→ **Data extract**:
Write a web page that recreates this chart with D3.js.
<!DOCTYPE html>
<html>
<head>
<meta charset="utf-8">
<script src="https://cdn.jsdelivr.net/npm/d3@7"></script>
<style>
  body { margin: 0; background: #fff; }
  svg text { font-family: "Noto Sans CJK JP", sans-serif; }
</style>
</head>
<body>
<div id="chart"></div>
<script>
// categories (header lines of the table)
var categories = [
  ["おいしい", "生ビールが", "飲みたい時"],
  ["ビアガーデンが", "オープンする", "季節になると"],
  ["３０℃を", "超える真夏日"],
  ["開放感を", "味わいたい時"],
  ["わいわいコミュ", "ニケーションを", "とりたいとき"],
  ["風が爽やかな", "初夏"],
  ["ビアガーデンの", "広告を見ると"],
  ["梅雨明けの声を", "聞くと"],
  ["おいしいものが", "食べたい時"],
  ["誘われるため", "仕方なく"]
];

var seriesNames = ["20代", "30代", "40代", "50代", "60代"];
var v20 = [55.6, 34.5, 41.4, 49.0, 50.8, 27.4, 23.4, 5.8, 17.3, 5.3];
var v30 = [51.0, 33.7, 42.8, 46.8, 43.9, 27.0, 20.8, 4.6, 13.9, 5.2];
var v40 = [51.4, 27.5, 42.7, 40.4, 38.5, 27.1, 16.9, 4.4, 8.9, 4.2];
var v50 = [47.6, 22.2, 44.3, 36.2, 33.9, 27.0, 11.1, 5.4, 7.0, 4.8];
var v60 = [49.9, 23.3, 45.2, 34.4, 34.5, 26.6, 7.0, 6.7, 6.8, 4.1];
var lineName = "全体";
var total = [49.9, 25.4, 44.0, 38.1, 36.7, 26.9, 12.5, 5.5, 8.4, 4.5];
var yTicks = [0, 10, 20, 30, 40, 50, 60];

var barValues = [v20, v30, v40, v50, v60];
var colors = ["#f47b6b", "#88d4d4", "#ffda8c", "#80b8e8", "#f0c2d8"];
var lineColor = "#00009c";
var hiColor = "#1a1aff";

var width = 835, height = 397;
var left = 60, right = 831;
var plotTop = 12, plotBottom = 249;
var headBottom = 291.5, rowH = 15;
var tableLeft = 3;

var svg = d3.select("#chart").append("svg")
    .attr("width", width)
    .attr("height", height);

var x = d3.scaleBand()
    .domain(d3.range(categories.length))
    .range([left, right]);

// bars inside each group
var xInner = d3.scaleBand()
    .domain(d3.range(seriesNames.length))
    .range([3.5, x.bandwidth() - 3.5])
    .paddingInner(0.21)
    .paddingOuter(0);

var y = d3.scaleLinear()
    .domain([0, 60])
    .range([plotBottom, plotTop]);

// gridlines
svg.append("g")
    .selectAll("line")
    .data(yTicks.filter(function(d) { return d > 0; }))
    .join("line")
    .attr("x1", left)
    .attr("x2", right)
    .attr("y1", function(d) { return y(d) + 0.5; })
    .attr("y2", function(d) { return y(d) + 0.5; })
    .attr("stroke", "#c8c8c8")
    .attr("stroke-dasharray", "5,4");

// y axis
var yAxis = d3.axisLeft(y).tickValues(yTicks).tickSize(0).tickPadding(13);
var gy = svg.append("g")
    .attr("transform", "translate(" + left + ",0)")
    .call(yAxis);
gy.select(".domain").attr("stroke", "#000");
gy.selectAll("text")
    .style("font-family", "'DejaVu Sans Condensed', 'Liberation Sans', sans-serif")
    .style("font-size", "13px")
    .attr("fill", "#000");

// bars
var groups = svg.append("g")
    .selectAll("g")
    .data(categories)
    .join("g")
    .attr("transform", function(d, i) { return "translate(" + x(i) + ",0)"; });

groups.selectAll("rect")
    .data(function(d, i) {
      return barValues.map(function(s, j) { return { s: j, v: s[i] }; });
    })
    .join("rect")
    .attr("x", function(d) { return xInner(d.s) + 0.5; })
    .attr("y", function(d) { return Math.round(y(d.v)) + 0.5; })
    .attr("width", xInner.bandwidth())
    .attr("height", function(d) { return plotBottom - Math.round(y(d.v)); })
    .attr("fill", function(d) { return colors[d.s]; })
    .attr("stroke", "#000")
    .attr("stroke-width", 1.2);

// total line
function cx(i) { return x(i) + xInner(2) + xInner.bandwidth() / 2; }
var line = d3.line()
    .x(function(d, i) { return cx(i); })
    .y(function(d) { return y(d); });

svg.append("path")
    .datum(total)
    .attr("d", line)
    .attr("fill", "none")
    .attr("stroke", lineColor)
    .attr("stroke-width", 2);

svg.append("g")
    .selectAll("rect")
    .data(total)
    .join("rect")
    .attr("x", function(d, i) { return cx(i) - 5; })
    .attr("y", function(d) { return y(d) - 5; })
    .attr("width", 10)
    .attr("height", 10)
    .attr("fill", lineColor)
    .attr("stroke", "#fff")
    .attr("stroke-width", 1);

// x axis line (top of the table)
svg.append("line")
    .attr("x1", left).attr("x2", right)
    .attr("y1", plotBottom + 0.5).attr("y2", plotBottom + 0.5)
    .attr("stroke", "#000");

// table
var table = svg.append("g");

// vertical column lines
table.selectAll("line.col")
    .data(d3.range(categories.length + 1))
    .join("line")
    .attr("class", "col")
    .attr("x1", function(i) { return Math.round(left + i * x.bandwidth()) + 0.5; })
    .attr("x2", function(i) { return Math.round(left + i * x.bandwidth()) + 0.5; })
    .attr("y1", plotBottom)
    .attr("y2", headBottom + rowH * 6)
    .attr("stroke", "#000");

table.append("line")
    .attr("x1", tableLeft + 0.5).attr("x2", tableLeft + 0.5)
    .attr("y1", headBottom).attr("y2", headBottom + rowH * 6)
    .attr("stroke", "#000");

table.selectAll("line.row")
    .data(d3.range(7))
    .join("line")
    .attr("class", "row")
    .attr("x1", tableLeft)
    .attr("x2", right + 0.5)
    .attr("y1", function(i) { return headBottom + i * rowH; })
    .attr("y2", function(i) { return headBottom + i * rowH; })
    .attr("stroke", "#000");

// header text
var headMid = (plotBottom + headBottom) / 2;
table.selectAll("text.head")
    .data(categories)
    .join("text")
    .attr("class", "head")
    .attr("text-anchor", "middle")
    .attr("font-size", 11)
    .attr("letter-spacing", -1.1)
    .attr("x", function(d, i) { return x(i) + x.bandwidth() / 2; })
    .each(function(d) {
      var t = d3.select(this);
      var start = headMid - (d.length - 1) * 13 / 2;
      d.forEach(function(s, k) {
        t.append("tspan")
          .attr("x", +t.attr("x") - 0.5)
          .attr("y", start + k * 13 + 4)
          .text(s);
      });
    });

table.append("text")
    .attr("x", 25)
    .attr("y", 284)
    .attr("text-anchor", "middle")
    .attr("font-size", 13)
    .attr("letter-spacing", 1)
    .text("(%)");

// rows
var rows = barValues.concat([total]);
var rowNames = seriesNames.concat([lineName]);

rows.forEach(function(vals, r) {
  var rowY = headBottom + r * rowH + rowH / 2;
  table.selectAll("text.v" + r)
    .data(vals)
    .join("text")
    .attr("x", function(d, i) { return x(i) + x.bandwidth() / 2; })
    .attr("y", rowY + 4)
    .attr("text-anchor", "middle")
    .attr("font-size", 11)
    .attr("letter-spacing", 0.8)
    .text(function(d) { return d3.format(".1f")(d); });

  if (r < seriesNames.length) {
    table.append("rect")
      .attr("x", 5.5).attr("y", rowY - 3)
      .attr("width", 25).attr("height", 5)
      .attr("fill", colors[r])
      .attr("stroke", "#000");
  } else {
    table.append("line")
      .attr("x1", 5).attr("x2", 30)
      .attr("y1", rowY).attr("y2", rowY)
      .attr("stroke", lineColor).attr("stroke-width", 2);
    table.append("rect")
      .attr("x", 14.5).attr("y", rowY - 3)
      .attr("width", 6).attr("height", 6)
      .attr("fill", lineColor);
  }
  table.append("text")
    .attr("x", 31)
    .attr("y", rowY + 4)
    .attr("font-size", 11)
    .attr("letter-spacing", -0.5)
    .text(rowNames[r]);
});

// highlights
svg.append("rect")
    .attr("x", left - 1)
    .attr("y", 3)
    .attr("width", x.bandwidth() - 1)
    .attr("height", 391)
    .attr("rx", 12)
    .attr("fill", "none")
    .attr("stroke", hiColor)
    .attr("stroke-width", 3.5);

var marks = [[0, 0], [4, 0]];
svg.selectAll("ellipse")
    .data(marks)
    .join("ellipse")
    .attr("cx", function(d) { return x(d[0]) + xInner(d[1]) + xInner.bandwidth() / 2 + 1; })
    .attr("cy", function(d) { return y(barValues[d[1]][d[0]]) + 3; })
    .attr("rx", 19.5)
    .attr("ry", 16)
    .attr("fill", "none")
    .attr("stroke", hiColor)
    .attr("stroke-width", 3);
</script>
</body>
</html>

→ **Aim**: Starting at the first line of the material above, reproduce each line exactly up to and including the line with "var yTicks = [0, 10, 20, 30, 40, 50, 60];".

→ **Response to the exercise**:
Write a web page that recreates this chart with D3.js.
<!DOCTYPE html>
<html>
<head>
<meta charset="utf-8">
<script src="https://cdn.jsdelivr.net/npm/d3@7"></script>
<style>
  body { margin: 0; background: #fff; }
  svg text { font-family: "Noto Sans CJK JP", sans-serif; }
</style>
</head>
<body>
<div id="chart"></div>
<script>
// categories (header lines of the table)
var categories = [
  ["おいしい", "生ビールが", "飲みたい時"],
  ["ビアガーデンが", "オープンする", "季節になると"],
  ["３０℃を", "超える真夏日"],
  ["開放感を", "味わいたい時"],
  ["わいわいコミュ", "ニケーションを", "とりたいとき"],
  ["風が爽やかな", "初夏"],
  ["ビアガーデンの", "広告を見ると"],
  ["梅雨明けの声を", "聞くと"],
  ["おいしいものが", "食べたい時"],
  ["誘われるため", "仕方なく"]
];

var seriesNames = ["20代", "30代", "40代", "50代", "60代"];
var v20 = [55.6, 34.5, 41.4, 49.0, 50.8, 27.4, 23.4, 5.8, 17.3, 5.3];
var v30 = [51.0, 33.7, 42.8, 46.8, 43.9, 27.0, 20.8, 4.6, 13.9, 5.2];
var v40 = [51.4, 27.5, 42.7, 40.4, 38.5, 27.1, 16.9, 4.4, 8.9, 4.2];
var v50 = [47.6, 22.2, 44.3, 36.2, 33.9, 27.0, 11.1, 5.4, 7.0, 4.8];
var v60 = [49.9, 23.3, 45.2, 34.4, 34.5, 26.6, 7.0, 6.7, 6.8, 4.1];
var lineName = "全体";
var total = [49.9, 25.4, 44.0, 38.1, 36.7, 26.9, 12.5, 5.5, 8.4, 4.5];
var yTicks = [0, 10, 20, 30, 40, 50, 60];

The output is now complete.